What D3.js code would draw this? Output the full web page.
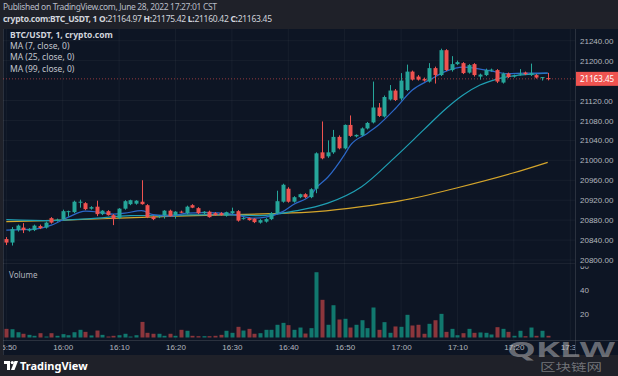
<!DOCTYPE html>
<html>
<head>
<meta charset="utf-8">
<script src="https://cdn.jsdelivr.net/npm/d3@7/dist/d3.min.js"></script>
<style>
body { margin: 0; background: #1f2129; }
svg { display: block; font-family: "Noto Sans", "DejaVu Sans", sans-serif; }
</style>
</head>
<body>
<script>
var w = 618;
var h = 376;

// 1 minute candles, first one at 15:50
var startTime = new Date(2022, 5, 28, 15, 50);

var opens = [20842,20835,20860,20865,20859,20860,20868,20865,20884,20879,
    20882,20896,20896,20916,20914,20903,20907,20892,20898,20890,
    20884,20903,20912,20913,20917,20910,20887,20886,20890,20899,
    20890,20897,20894,20910,20904,20894,20897,20894,20894,20889,
    20894,20898,20883,20884,20883,20875,20877,20882,20894,20917,
    20943,20917,20926,20932,20926,20943,21016,21008,21016,21047,
    21024,21071,21048,21050,21064,21076,21106,21088,21122,21140,
    21124,21141,21178,21168,21163,21158,21185,21171,21221,21181,
    21193,21195,21176,21193,21168,21171,21180,21181,21156,21174,
    21168,21172,21176,21171,21171,21165,21164.97];

var highs = [20846,20866,20871,20874,20864,20871,20871,20877,20886,20883,
    20901,20899,20919,20921,20916,20908,20919,20900,20900,20892,
    20904,20920,20921,20920,20960,20912,20889,20890,20900,20901,
    20898,20899,20909,20912,20906,20898,20899,20896,20896,20897,
    20905,20900,20886,20885,20884,20882,20884,20896,20939,20953,
    20946,20928,20933,20934,20944,21016,21078,21040,21061,21050,
    21072,21090,21052,21066,21077,21158,21115,21130,21151,21143,
    21175,21192,21180,21171,21166,21195,21188,21224,21223,21209,
    21200,21197,21193,21195,21174,21184,21184,21183,21176,21176,
    21172,21183,21178,21194,21173,21167,21175.42];

var lows = [20830,20829,20857,20854,20857,20858,20862,20863,20873,20877,
    20880,20887,20894,20905,20900,20901,20888,20890,20889,20870,
    20882,20901,20910,20911,20911,20884,20880,20884,20883,20887,
    20883,20894,20892,20904,20892,20892,20885,20889,20889,20887,
    20892,20877,20881,20879,20874,20873,20875,20880,20892,20915,
    20915,20915,20924,20924,20924,20934,21002,21005,21013,21022,
    21022,21047,21046,21048,21062,21074,21087,21086,21120,21119,
    21120,21139,21160,21160,21158,21156,21154,21169,21179,21178,
    21191,21173,21174,21168,21162,21169,21178,21155,21154,21165,
    21166,21170,21171,21169,21164,21160,21160.42];

var closes = [20835,20862,20869,20860,20862,20869,20864,20875,20875,20881,
    20898,20898,20917,20917,20902,20906,20892,20899,20890,20882,
    20903,20918,20920,20919,20912,20886,20882,20888,20899,20888,
    20897,20896,20907,20905,20894,20897,20886,20890,20890,20896,
    20898,20879,20884,20880,20876,20880,20882,20894,20918,20951,
    20917,20926,20932,20926,20942,21014,21004,21016,21047,21024,
    21071,21049,21051,21064,21075,21106,21089,21127,21140,21121,
    21160,21178,21162,21162,21160,21185,21171,21221,21181,21193,
    21197,21175,21191,21171,21172,21181,21182,21158,21174,21167,
    21170,21174,21173,21175,21166,21167,21163.45];

var volumes = [7.2,6.9,4.4,3.1,2.2,1.4,3.6,0.8,3.6,1.4,
    2.8,1.9,4.4,6.4,4.7,1.7,5.8,2.2,0.8,1.4,
    1.9,3.1,0.8,1.9,13,3.9,3.1,3.1,1.4,3.1,
    1.4,6.4,5.6,1.4,1.1,1.1,1.1,1.4,2.2,5.6,
    3.9,8.9,5.8,7.2,3.1,3.6,6.4,6.4,10.6,12.2,
    10.3,6.4,8.3,3.3,7.8,54.4,31.4,10.6,26.9,15,
    15.6,8.3,10.6,14.4,7.8,25,6.4,12.8,3.9,9.2,
    8.9,18.9,10,10.6,3.1,11.4,14.4,19.7,4.7,7.2,
    1.9,3.6,7.2,3.9,4.2,3.9,2.5,8.6,7.2,4.7,
    1.4,5.6,1.1,8.3,1.4,5.6,1.4];

// moving averages: [candle index, value]
var ma7 = [[0,20860],[5,20862],[8,20870],[11,20886],[14,20898],[17,20895],[19,20892],[21,20894],
    [24,20899],[26,20891],[29,20888],[32,20894],[35,20895],[40,20892],[44,20884],[46,20886],
    [49,20897],[51,20912],[54,20930],[55,20945],[57,20966],[60,21012],[61,21030],[64,21054],
    [66,21071],[69,21104],[72,21141],[75,21161],[78,21179],[81,21187],[84,21183],[86,21179],
    [89,21174],[92,21175],[96,21175]];
var ma25 = [[0,20881],[8,20879],[15,20883],[22,20889],[30,20890],[38,20891],[45,20889],[51,20898],
    [57,20914],[63,20947],[69,21007],[74,21061],[78,21104],[81,21131],[84,21151],[87,21163],
    [91,21171],[96,21175]];
var ma99 = [[0,20877],[10,20880],[20,20884],[30,20888],[40,20891],[47,20893],[55,20897],[63,20907],
    [70,20919],[80,20945],[90,20975],[96,20996]];

// 21160 sits under the last price label, so it is left out
var priceTicks = [20800,20840,20880,20920,20960,21000,21040,21080,21120,21200,21240];
var volumeTicks = [20, 40, 60];
var lastPrice = 21163.45;

var upColor = "#26a69a";
var downColor = "#ef5350";
var textColor = "#b2b5be";

var times = closes.map(function (d, i) {
    return d3.timeMinute.offset(startTime, i);
});

var svg = d3.select("body")
            .append("svg")
            .attr("width", w)
            .attr("height", h);

// backgrounds: header, chart and footer
svg.append("rect").attr("width", w).attr("height", h).attr("fill", "#1f2129");
svg.append("rect")
   .attr("x", 3).attr("y", 29)
   .attr("width", w - 3).attr("height", 326)
   .attr("fill", "#0d1524");

var defs = svg.append("defs");
defs.append("clipPath").attr("id", "plot")
    .append("rect").attr("x", 3).attr("y", 29).attr("width", 572).attr("height", 311);
defs.append("clipPath").attr("id", "timeclip")
    .append("rect").attr("x", 3).attr("y", 340).attr("width", 572).attr("height", 15);
// the top volume label is mostly hidden under the lowest price label
defs.append("clipPath").attr("id", "volclip")
    .append("rect").attr("x", 575).attr("y", 266.5).attr("width", 43).attr("height", 73);

// scales
var xScale = d3.scaleTime()
               .domain([times[0], times[times.length - 1]])
               .range([6.3, 547.7]);

var yScale = d3.scaleLinear()
               .domain([20800, 21240])
               .range([260, 40.7]);

var vScale = d3.scaleLinear()
               .domain([0, 60])
               .range([337.5, 265.5]);

// grid lines
var timeTicks = d3.timeMinute.every(10).range(times[0], d3.timeMinute.offset(times[0], 101));
var grid = svg.append("g").attr("clip-path", "url(#plot)");
grid.selectAll(".vg")
    .data(timeTicks)
    .enter()
    .append("line")
    .attr("x1", function (d) { return xScale(d); })
    .attr("x2", function (d) { return xScale(d); })
    .attr("y1", 29).attr("y2", 340)
    .attr("stroke", "rgba(255,255,255,0.045)");
grid.selectAll(".hg")
    .data(priceTicks)
    .enter()
    .append("line")
    .attr("x1", 3).attr("x2", 575)
    .attr("y1", function (d) { return yScale(d); })
    .attr("y2", function (d) { return yScale(d); })
    .attr("stroke", "rgba(255,255,255,0.045)");

// pane separators
svg.append("line").attr("x1", 3).attr("x2", 575).attr("y1", 263.5).attr("y2", 263.5).attr("stroke", "rgba(255,255,255,0.06)");
svg.append("line").attr("x1", 575.5).attr("x2", 575.5).attr("y1", 29).attr("y2", 355).attr("stroke", "rgba(255,255,255,0.12)");
svg.append("line").attr("x1", 3).attr("x2", 618).attr("y1", 340.5).attr("y2", 340.5).attr("stroke", "rgba(255,255,255,0.12)");
svg.append("line").attr("x1", 3.5).attr("x2", 3.5).attr("y1", 29).attr("y2", 355).attr("stroke", "rgba(255,255,255,0.12)");

var plot = svg.append("g").attr("clip-path", "url(#plot)");

// volume bars
plot.selectAll(".vol")
    .data(volumes)
    .enter()
    .append("rect")
    .attr("x", function (d, i) { return Math.round(xScale(times[i])) - 1.5; })
    .attr("y", function (d) { return vScale(d); })
    .attr("width", 4)
    .attr("height", function (d) { return vScale(0) - vScale(d); })
    .attr("fill", function (d, i) {
        return closes[i] >= opens[i] ? "#11786e" : "#8c363c";
    });

// moving average lines
var maLine = d3.line()
               .x(function (d) { return xScale(times[d[0]]); })
               .y(function (d) { return yScale(d[1]); })
               .curve(d3.curveMonotoneX);

plot.append("path").datum(ma99).attr("d", maLine)
    .attr("fill", "none").attr("stroke", "#d4a52b").attr("stroke-width", 1.2);
plot.append("path").datum(ma25).attr("d", maLine)
    .attr("fill", "none").attr("stroke", "#1f9fb3").attr("stroke-width", 1.2);
plot.append("path").datum(ma7).attr("d", maLine)
    .attr("fill", "none").attr("stroke", "#2c68c8").attr("stroke-width", 1.2);

// last price dotted line
plot.append("line")
    .attr("x1", 3).attr("x2", 575)
    .attr("y1", yScale(lastPrice)).attr("y2", yScale(lastPrice))
    .attr("stroke", downColor).attr("stroke-opacity", 0.6)
    .attr("stroke-dasharray", "1,2");

// candles: wick then body
var candles = plot.selectAll(".candle")
                  .data(closes)
                  .enter()
                  .append("g");

candles.append("line")
       .attr("x1", function (d, i) { return Math.round(xScale(times[i])) + 0.5; })
       .attr("x2", function (d, i) { return Math.round(xScale(times[i])) + 0.5; })
       .attr("y1", function (d, i) { return yScale(highs[i]); })
       .attr("y2", function (d, i) { return yScale(lows[i]); })
       .attr("stroke", function (d, i) { return d >= opens[i] ? upColor : downColor; });

candles.append("rect")
       .attr("x", function (d, i) { return Math.round(xScale(times[i])) - 1.5; })
       .attr("y", function (d, i) { return yScale(Math.max(d, opens[i])); })
       .attr("width", 4)
       .attr("height", function (d, i) {
           return Math.max(1, Math.abs(yScale(d) - yScale(opens[i])));
       })
       .attr("fill", function (d, i) { return d >= opens[i] ? upColor : downColor; });

// price axis
var yAxis = d3.axisRight(yScale)
              .tickValues(priceTicks)
              .tickSize(0)
              .tickPadding(5)
              .tickFormat(d3.format(".2f"));
var yAxisG = svg.append("g")
                .attr("transform", "translate(575,0)")
                .call(yAxis);
yAxisG.select(".domain").remove();
yAxisG.selectAll("text").attr("fill", textColor).style("font-size", "8px");

// volume axis (clip on an outer group so the clip box stays in page pixels)
var vAxis = d3.axisRight(vScale)
              .tickValues(volumeTicks)
              .tickSize(0)
              .tickPadding(5);
var vAxisG = svg.append("g")
                .attr("clip-path", "url(#volclip)")
                .append("g")
                .attr("transform", "translate(575,0)")
                .call(vAxis);
vAxisG.select(".domain").remove();
vAxisG.selectAll("text").attr("fill", textColor).style("font-size", "8px");

// time axis
var xAxis = d3.axisBottom(xScale)
              .tickValues(timeTicks)
              .tickSize(0)
              .tickPadding(4)
              .tickFormat(d3.timeFormat("%H:%M"));
var xAxisG = svg.append("g")
                .attr("clip-path", "url(#timeclip)")
                .append("g")
                .attr("transform", "translate(0,340)")
                .call(xAxis);
xAxisG.select(".domain").remove();
xAxisG.selectAll("text").attr("fill", textColor).style("font-size", "8px");

// last price label
svg.append("rect")
   .attr("x", 576).attr("y", yScale(lastPrice) - 7)
   .attr("width", 42).attr("height", 14)
   .attr("fill", downColor);
svg.append("text")
   .attr("x", 580).attr("y", yScale(lastPrice) + 3)
   .attr("fill", "#ffffff")
   .style("font-size", "8px")
   .text(d3.format(".2f")(lastPrice));

// header texts
svg.append("text")
   .attr("x", 3).attr("y", 10)
   .attr("fill", "#b8bcc6")
   .style("font-size", "8.5px")
   .attr("textLength", 214)
   .text("Published on TradingView.com, June 28, 2022 17:27:01 CST");

var ohlc = svg.append("text")
              .attr("x", 3).attr("y", 22)
              .attr("fill", "#d1d4dc")
              .style("font-size", "8.5px")
              .attr("textLength", 269);
ohlc.append("tspan").attr("font-weight", "bold").text("crypto.com:BTC_USDT, 1  O:");
ohlc.append("tspan").text(opens[96].toFixed(2) + " ");
ohlc.append("tspan").attr("font-weight", "bold").text("H:");
ohlc.append("tspan").text(highs[96].toFixed(2) + " ");
ohlc.append("tspan").attr("font-weight", "bold").text("L:");
ohlc.append("tspan").text(lows[96].toFixed(2) + " ");
ohlc.append("tspan").attr("font-weight", "bold").text("C:");
ohlc.append("tspan").text(closes[96].toFixed(2));

// legend
var legend = ["MA (7, close, 0)", "MA (25, close, 0)", "MA (99, close, 0)"];
svg.append("text")
   .attr("x", 10).attr("y", 38)
   .attr("fill", "#d1d4dc")
   .attr("font-weight", "bold")
   .style("font-size", "8.5px")
   .text("BTC/USDT, 1, crypto.com");
svg.selectAll(".legend")
   .data(legend)
   .enter()
   .append("text")
   .attr("x", 10)
   .attr("y", function (d, i) { return 49 + i * 11.3; })
   .attr("fill", "#c3c6ce")
   .style("font-size", "8.5px")
   .text(function (d) { return d; });

svg.append("text")
   .attr("x", 9).attr("y", 278)
   .attr("fill", textColor)
   .style("font-size", "8px")
   .text("Volume");

// footer logo
var logo = svg.append("g").attr("transform", "translate(4,361)");
logo.append("path").attr("d", "M0,0 H6 V9 H3 V3 H0 Z").attr("fill", "#ffffff");
logo.append("circle").attr("cx", 8.3).attr("cy", 1.6).attr("r", 1.6).attr("fill", "#ffffff");
logo.append("path").attr("d", "M10.5,0 H14 L10.5,9 H7 Z").attr("fill", "#ffffff");
svg.append("text")
   .attr("x", 20).attr("y", 370)
   .attr("fill", "#ffffff")
   .attr("font-weight", "bold")
   .style("font-size", "11px")
   .text("TradingView");

// watermark over the bottom right corner
svg.append("text")
   .attr("x", 507).attr("y", 357)
   .attr("fill", "rgba(215,215,215,0.45)")
   .attr("font-weight", "bold")
   .style("font-size", "22px")
   .attr("textLength", 108)
   .attr("lengthAdjust", "spacingAndGlyphs")
   .text("QKLW");
svg.append("text")
   .attr("x", 540).attr("y", 371)
   .attr("fill", "rgba(215,215,215,0.45)")
   .style("font-size", "10px")
   .style("font-family", "'Noto Sans CJK SC', sans-serif")
   .attr("textLength", 62)
   .attr("lengthAdjust", "spacingAndGlyphs")
   .text("区块链网");
</script>
</body>
</html>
*****
■ EXERCISE BRIEF
Write out again exactly the lines from the start of the data above through the line containing "21168,21172,21176,21171,21171,21165,21164.97];", inclusive, excluding any pictures.

■ OUTPUT FOR THIS EXERCISE
What D3.js code would draw this? Output the full web page.
<!DOCTYPE html>
<html>
<head>
<meta charset="utf-8">
<script src="https://cdn.jsdelivr.net/npm/d3@7/dist/d3.min.js"></script>
<style>
body { margin: 0; background: #1f2129; }
svg { display: block; font-family: "Noto Sans", "DejaVu Sans", sans-serif; }
</style>
</head>
<body>
<script>
var w = 618;
var h = 376;

// 1 minute candles, first one at 15:50
var startTime = new Date(2022, 5, 28, 15, 50);

var opens = [20842,20835,20860,20865,20859,20860,20868,20865,20884,20879,
    20882,20896,20896,20916,20914,20903,20907,20892,20898,20890,
    20884,20903,20912,20913,20917,20910,20887,20886,20890,20899,
    20890,20897,20894,20910,20904,20894,20897,20894,20894,20889,
    20894,20898,20883,20884,20883,20875,20877,20882,20894,20917,
    20943,20917,20926,20932,20926,20943,21016,21008,21016,21047,
    21024,21071,21048,21050,21064,21076,21106,21088,21122,21140,
    21124,21141,21178,21168,21163,21158,21185,21171,21221,21181,
    21193,21195,21176,21193,21168,21171,21180,21181,21156,21174,
    21168,21172,21176,21171,21171,21165,21164.97];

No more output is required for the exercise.